The discovery of gold at Sutter’s Mill in 1848 set off a migration to California that was one of the signature events in the history of Western America. Among the 49ers, as the gold migrants came to be called, were people from across the nation and around the world. Included among the earliest migrants to California were at least one thousand Chinese. Shipping agents in Hong Kong and elsewhere attracted the attention of men with advertisements describing California as Gum San, or "Gold Mountain.” By 1852, as many as 25,000 Chinese lived in California. Most of them were miners who had been organized into companies upon their arrival in America by Chinese merchants in San Francisco. After providing tools and supplies to the immigrants, the merchants transported their charges to the diggings, where the men worked in groups of fifty or more sluicing placer gold (gold in creeks and streams) on sites abandoned by Americans and others as mostly valueless, worked-over sites. Through hard work and patience, many of the Chinese were able to collect significant amounts of gold one tiny flake at a time. Americans were not pleased by Chinese success in areas they had abandoned as worthless, and often the Americans used violence against the “foreigners.” Since California, with a population comprised largely of Native Americans and Hispanics, did not become a U.S. Territory until 1848, many Anglos were very recently foreigners themselves. In 1849, Anglos attacked a team of Chinese miners working in Tuolumne County. By 1852, hundreds of Chinese had been driven from numerous diggings. Before long, Chinese men were paying vast sums of money for “mining rights” and “protection.” In 1862, an anti-Chinese club formed in San Francisco.

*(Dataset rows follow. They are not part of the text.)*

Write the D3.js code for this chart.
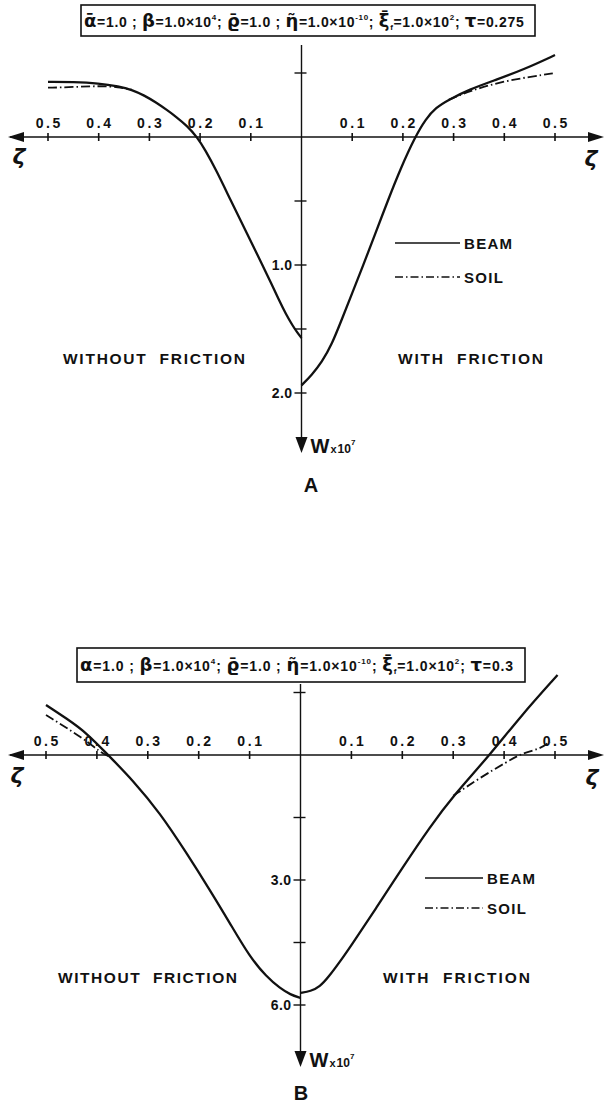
<!DOCTYPE html>
<html><head><meta charset="utf-8">
<script src="https://cdn.jsdelivr.net/npm/d3@7"></script>
<style>
html,body{margin:0;padding:0;background:#fff;}
svg{display:block;}
text{font-family:"Liberation Sans",Arial,sans-serif;font-weight:bold;fill:#111;}
</style></head><body>
<svg id="chart" width="605" height="1103"></svg>
<script>
// ---- shared axis labels ----
const zetaTicks = [0.1, 0.2, 0.3, 0.4, 0.5];
const zetaTickLabels = ["0.1", "0.2", "0.3", "0.4", "0.5"];
const legendNames = ["BEAM", "SOIL"];
const sideLabels = ["WITHOUT FRICTION", "WITH FRICTION"];

// ---- panel A (tau = 0.275) ----
const wTicksA = [-0.5, 0.5, 1.0, 1.5, 2.0];
const wLabelsA = [1.0, 2.0];
// [zeta, W x 1e7]; the "without friction" side is drawn to the left of the origin
const beamWithoutA = [[0.5,-0.43],[0.45,-0.43],[0.40,-0.42],[0.36,-0.395],[0.335,-0.37],[0.31,-0.325],
  [0.287,-0.27],[0.265,-0.21],[0.248,-0.16],[0.225,-0.085],[0.206,0.0],[0.19,0.1],[0.168,0.26],[0.139,0.5],
  [0.108,0.75],[0.077,1.0],[0.06,1.14],[0.045,1.27],[0.03,1.39],[0.018,1.47],[0.008,1.53],[0.0,1.57]];
const soilWithoutA = [[0.5,-0.385],[0.45,-0.39],[0.40,-0.40],[0.36,-0.39],[0.335,-0.37]];
const beamWithA = [[0.0,1.94],[0.02,1.86],[0.04,1.76],[0.06,1.62],[0.08,1.42],[0.10,1.22],[0.121,1.01],
  [0.145,0.76],[0.17,0.5],[0.195,0.25],[0.224,0.0],[0.245,-0.14],[0.265,-0.23],[0.29,-0.29],[0.33,-0.37],
  [0.386,-0.45],[0.44,-0.53],[0.5,-0.64]];
const soilWithA = [[0.29,-0.29],[0.332,-0.36],[0.392,-0.43],[0.45,-0.47],[0.5,-0.50]];
const headerA = [["g","ᾱ"],["n","=1.0 ; "],["g","β"],["n","=1.0×10"],["sup","4"],["n","; "],["g","ϱ̄"],
  ["n","=1.0 ; "],["g","η̃"],["n","=1.0×10"],["sup","-10"],["n","; "],["g","ξ̄"],["sub","f"],
  ["n","=1.0×10"],["sup","2"],["n","; "],["g","τ"],["n","=0.275"]];

// ---- panel B (tau = 0.3) ----
const wTicksB = [-1.5, 1.5, 3.0, 4.5, 6.0];
const wLabelsB = [3.0, 6.0];
const beamWithoutB = [[0.5,-1.2],[0.46,-0.88],[0.42,-0.53],[0.374,0.05],[0.33,0.6],[0.276,1.39],[0.224,2.35],
  [0.178,3.24],[0.139,4.03],[0.1,4.84],[0.067,5.32],[0.04,5.6],[0.02,5.75],[0.0,5.83]];
const soilWithoutB = [[0.5,-0.96],[0.424,-0.38],[0.394,-0.07],[0.374,0.05]];
const beamWithB = [[0.0,5.71],[0.02,5.67],[0.038,5.56],[0.055,5.33],[0.078,4.95],[0.097,4.62],[0.150,3.65],
  [0.201,2.69],[0.254,1.73],[0.300,0.98],[0.372,0.0],[0.431,-0.91],[0.505,-1.92]];
const soilWithB = [[0.300,0.98],[0.352,0.55],[0.405,0.17],[0.436,-0.05],[0.47,-0.14],[0.49,-0.32]];
const headerB = [["g","α"],["n","=1.0 ; "],["g","β"],["n","=1.0×10"],["sup","4"],["n","; "],["g","ϱ̄"],
  ["n","=1.0 ; "],["g","η̃"],["n","=1.0×10"],["sup","-10"],["n","; "],["g","ξ̄"],["sub","f"],
  ["n","=1.0×10"],["sup","2"],["n","; "],["g","τ"],["n","=0.3"]];

const svg = d3.select("#chart");
svg.append("rect").attr("width", 605).attr("height", 1103).attr("fill", "#fff");

const INK = "#111";
const SOIL_DASH = "9,3,1.5,3";

// spread a text element's letters so it spans the requested width
function fitWidth(sel, target) {
  const node = sel.node();
  const n = node.getNumberOfChars();
  const w = node.getBBox().width;
  if (n > 1) sel.attr("letter-spacing", (target - w) / (n - 1));
}

function drawHeader(g, segs, box, baseline) {
  g.append("rect").attr("x", box[0]).attr("y", box[1]).attr("width", box[2] - box[0])
    .attr("height", box[3] - box[1]).attr("fill", "none").attr("stroke", INK).attr("stroke-width", 1.6);
  const t = g.append("text").attr("x", box[0] + 3).attr("y", baseline);
  let shift = 0;
  segs.forEach(([k, s]) => {
    const sp = t.append("tspan").text(s);
    let target = 0, size = 14, fam = null;
    if (k === "g") { size = 18; fam = "DejaVu Sans"; }
    if (k === "sup") { size = 8; target = -7; }
    if (k === "sub") { size = 8; target = 3; }
    sp.attr("font-size", size).attr("dy", target - shift);
    if (fam) sp.style("font-family", fam);
    shift = target;
  });
  fitWidth(t, box[2] - box[0] - 12);
}

function drawPanel(cfg) {
  const g = svg.append("g");
  const x = d3.scaleLinear().domain([-0.5, 0.5]).range(cfg.xRange);
  const y = d3.scaleLinear().domain(cfg.wDomain).range(cfg.yRange);
  const x0 = x(0), y0 = y(0);

  drawHeader(g, cfg.header, cfg.box, cfg.headerBaseline);

  // horizontal zeta axis with arrowheads at both ends
  g.append("line").attr("x1", 10).attr("x2", 600).attr("y1", y0).attr("y2", y0)
    .attr("stroke", INK).attr("stroke-width", 1.4);
  g.append("path").attr("d", `M8,${y0} L24,${y0-5} L24,${y0+5} Z`).attr("fill", INK);
  g.append("path").attr("d", `M604,${y0} L588,${y0-5} L588,${y0+5} Z`).attr("fill", INK);

  [-1, 1].forEach(s => {
    zetaTicks.forEach((t, i) => {
      const px = x(s * t);
      g.append("line").attr("x1", px).attr("x2", px).attr("y1", y0 - 4).attr("y2", y0 + 4)
        .attr("stroke", INK).attr("stroke-width", 1.6);
      g.append("text").attr("x", px + 1.3).attr("y", y0 - 9).attr("text-anchor", "middle")
        .attr("font-size", 14).attr("letter-spacing", 2.6).text(zetaTickLabels[i]);
    });
  });
  [cfg.zetaLeft, cfg.zetaRight].forEach(p => {
    g.append("text").attr("x", p[0]).attr("y", p[1]).attr("text-anchor", "middle")
      .style("font-family", "DejaVu Sans").style("font-style", "italic").attr("font-size", 22).text("ζ");
  });

  // vertical W axis pointing downward
  g.append("line").attr("x1", x0).attr("x2", x0).attr("y1", cfg.axisTop).attr("y2", cfg.arrowTip - 10)
    .attr("stroke", INK).attr("stroke-width", 1.4);
  g.append("path").attr("d", `M${x0},${cfg.arrowTip} L${x0-6},${cfg.arrowTip-16} L${x0+6},${cfg.arrowTip-16} Z`)
    .attr("fill", INK);
  cfg.wTicks.forEach(t => {
    g.append("line").attr("x1", x0 - 7).attr("x2", x0 + 5).attr("y1", y(t)).attr("y2", y(t))
      .attr("stroke", INK).attr("stroke-width", 1.4);
  });
  cfg.wLabels.forEach(t => {
    g.append("text").attr("x", x0 - 9).attr("y", y(t) + 5).attr("text-anchor", "end")
      .attr("font-size", 14).attr("letter-spacing", 0.4).text(d3.format(".1f")(t));
  });
  const wl = g.append("text").attr("x", x0 + 9).attr("y", cfg.arrowTip);
  wl.append("tspan").attr("font-size", 20).text("W");
  wl.append("tspan").attr("font-size", 11).attr("dx", 1).text("x");
  wl.append("tspan").attr("font-size", 12).attr("dx", 1).text("10");
  wl.append("tspan").attr("font-size", 8).attr("dy", -8).text("7");

  g.append("text").attr("x", cfg.letterPos[0]).attr("y", cfg.letterPos[1]).attr("text-anchor", "middle")
    .attr("font-size", 20).text(cfg.letter);

  // curves
  const line = d3.line().x(d => x(d[0])).y(d => y(d[1])).curve(d3.curveBasis);
  const mirror = arr => arr.map(([z, w]) => [-z, w]);
  const curves = [
    [mirror(cfg.soilWithout), true], [cfg.soilWith, true],
    [mirror(cfg.beamWithout), false], [cfg.beamWith, false]
  ];
  curves.forEach(([data, soil]) => {
    g.append("path").attr("d", line(data)).attr("fill", "none").attr("stroke", INK)
      .attr("stroke-width", soil ? 1.8 : 2.3).attr("stroke-dasharray", soil ? SOIL_DASH : null)
      .attr("stroke-linecap", "butt");
  });

  // legend
  legendNames.forEach((name, i) => {
    const ly = cfg.legend[1] + i * cfg.legend[4];
    g.append("line").attr("x1", cfg.legend[0]).attr("x2", cfg.legend[2]).attr("y1", ly).attr("y2", ly)
      .attr("stroke", INK).attr("stroke-width", 1.7).attr("stroke-dasharray", i ? "8,3,1.5,3" : null);
    g.append("text").attr("x", cfg.legend[3]).attr("y", ly + 5.5).attr("font-size", 15)
      .attr("letter-spacing", 1.3).text(name);
  });

  // friction-side captions
  sideLabels.forEach((s, i) => {
    const pos = cfg.sides[i];
    const t = g.append("text").attr("x", pos[0]).attr("y", pos[2]).attr("font-size", 15.5)
      .attr("xml:space", "preserve").text(s.replace(" ", "  "));
    fitWidth(t, pos[1] - pos[0]);
  });
}

drawPanel({
  xRange: [48, 555], wDomain: [0, 2], yRange: [137, 393],
  header: headerA, box: [81, 5, 535, 36], headerBaseline: 27,
  zetaLeft: [19, 164], zetaRight: [591, 166],
  axisTop: 45, arrowTip: 453, wTicks: wTicksA, wLabels: wLabelsA,
  letter: "A", letterPos: [311, 492],
  beamWithout: beamWithoutA, soilWithout: soilWithoutA, beamWith: beamWithA, soilWith: soilWithA,
  legend: [395, 243, 460, 464, 34],
  sides: [[63, 245, 364], [398, 543, 364]]
});

drawPanel({
  xRange: [46, 555], wDomain: [0, 6], yRange: [755, 1005],
  header: headerB, box: [77, 648, 525, 682], headerBaseline: 671,
  zetaLeft: [17, 783], zetaRight: [592, 785],
  axisTop: 684, arrowTip: 1067, wTicks: wTicksB, wLabels: wLabelsB,
  letter: "B", letterPos: [301, 1100],
  beamWithout: beamWithoutB, soilWithout: soilWithoutB, beamWith: beamWithB, soilWith: soilWithB,
  legend: [425, 878, 483, 487, 30],
  sides: [[58, 237, 983], [383, 530, 983]]
});
</script>
</body></html>
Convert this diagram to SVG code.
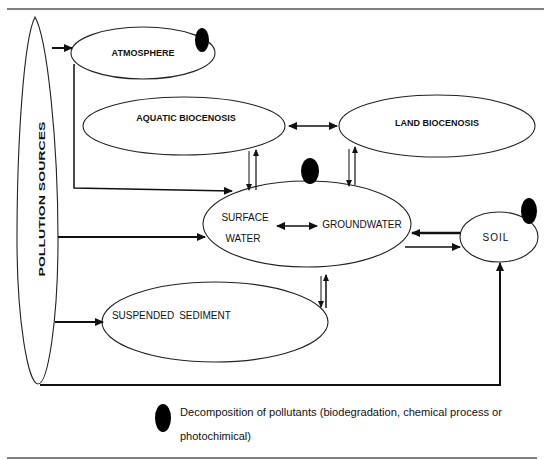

Not all Americans viewed the Chinese as worthy of expulsion from the mines. In his 1871 book Roughing It, Mark Twain had this to say about the Chinese he found in Virginia City, Nevada years earlier: “They are a harmless race when white men either let them alone or treat them no worse than dogs; in fact, they are almost entirely harmless anyhow, for they seldom think of resenting the vilest insults or the cruelest injuries. They are quiet, peaceable, tractable, free from drunkenness, and they are as industrious as the day is long. A disorderly Chinaman is rare, and a lazy one does not exist…Any white man can swear a Chinaman's life away in the courts, but no Chinaman can testify against a white man. Ours is the ‘land of the free’- nobody denies that - nobody challenges it. Maybe it is because we won't let other people testify. As I write, news comes that in broad daylight in San Francisco, some boys have stoned an inoffensive Chinaman to death, and that although a large crowd witnessed the shameful deed, no one interfered.”

1. Read the poem “Laws Harsh as Tigers,” and the song “John Chinaman” on the preceding page. Who do you think were the respective audiences for the Chinese man’s poem and the American miner’s song? Imagine that you are the author of the song; write a response to the poem. Now, imagine that you are the poet, and write a response to the song “John Chinaman.”

2. Read the editorial page from your newspaper. Choose an opinion essay or letter with which you disagree, then write a response. Now, choose a letter with which you agree, then write a rebuttal from the opposite view point.